ECLI:NL:CRVB:2021:812
Centrale Raad van Beroep
- Hoger beroep
- L.M. Tobé
- D. HardonkPrins
- R.M. van Male
- Rechtspraak.nl
Intrekking van persoonsgebonden budget na overlijden van betrokkene en terugvordering van betaalde bedragen
In deze zaak heeft de Centrale Raad van Beroep op 13 april 2021 uitspraak gedaan in hoger beroep tegen een eerdere uitspraak van de rechtbank Midden-Nederland. De zaak betreft de intrekking van een persoonsgebonden budget (pgb) dat was verleend aan een betrokkene die inmiddels was overleden. Het zorgkantoor, Zilveren Kruis Zorgkantoor N.V., had het pgb vanaf 10 november 2011 ingetrokken en de betaalde bedragen voor de jaren 2011, 2012 en 2013 teruggevorderd, in totaal € 94.416,54. De Raad oordeelde dat de subsidievaststellingen onjuist waren, omdat in de verantwoordingsformulieren zorg was verantwoord die na het overlijden van de betrokkene niet had kunnen worden verleend. De appellanten, de ouders van de betrokkene, voerden aan dat het zorgkantoor niet bevoegd was om de pgb's in te trekken en terug te vorderen, maar de Raad oordeelde dat het zorgkantoor in redelijkheid gebruik had gemaakt van zijn bevoegdheid.
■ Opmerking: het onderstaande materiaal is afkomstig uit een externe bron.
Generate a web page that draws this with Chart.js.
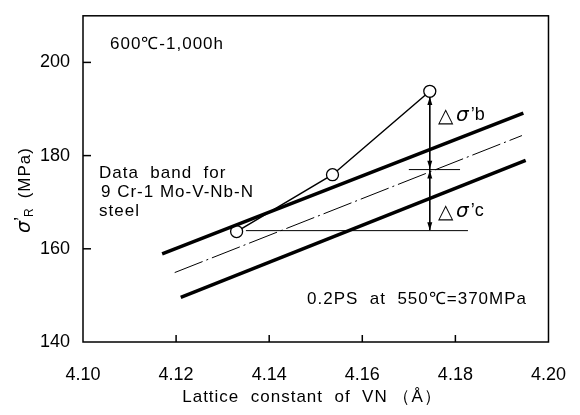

De Raad stelde vast dat de appellanten op de hoogte hadden moeten zijn van het feit dat er na het overlijden van de betrokkene geen recht meer was op een pgb. De Raad baseerde zijn oordeel op de relevante artikelen van de Algemene wet bestuursrecht (Awb), die bepalen dat een bestuursorgaan de subsidieverlening kan intrekken indien de activiteiten waarvoor subsidie is verleend niet hebben plaatsgevonden. De Raad bevestigde de aangevallen uitspraak van de rechtbank en oordeelde dat het zorgkantoor bevoegd was om de subsidievaststellingen te wijzigen en de subsidieverlening in te trekken, met inachtneming van de belangenafweging. De uitspraak werd gedaan door een meervoudige kamer, met L.M. Tobé als voorzitter.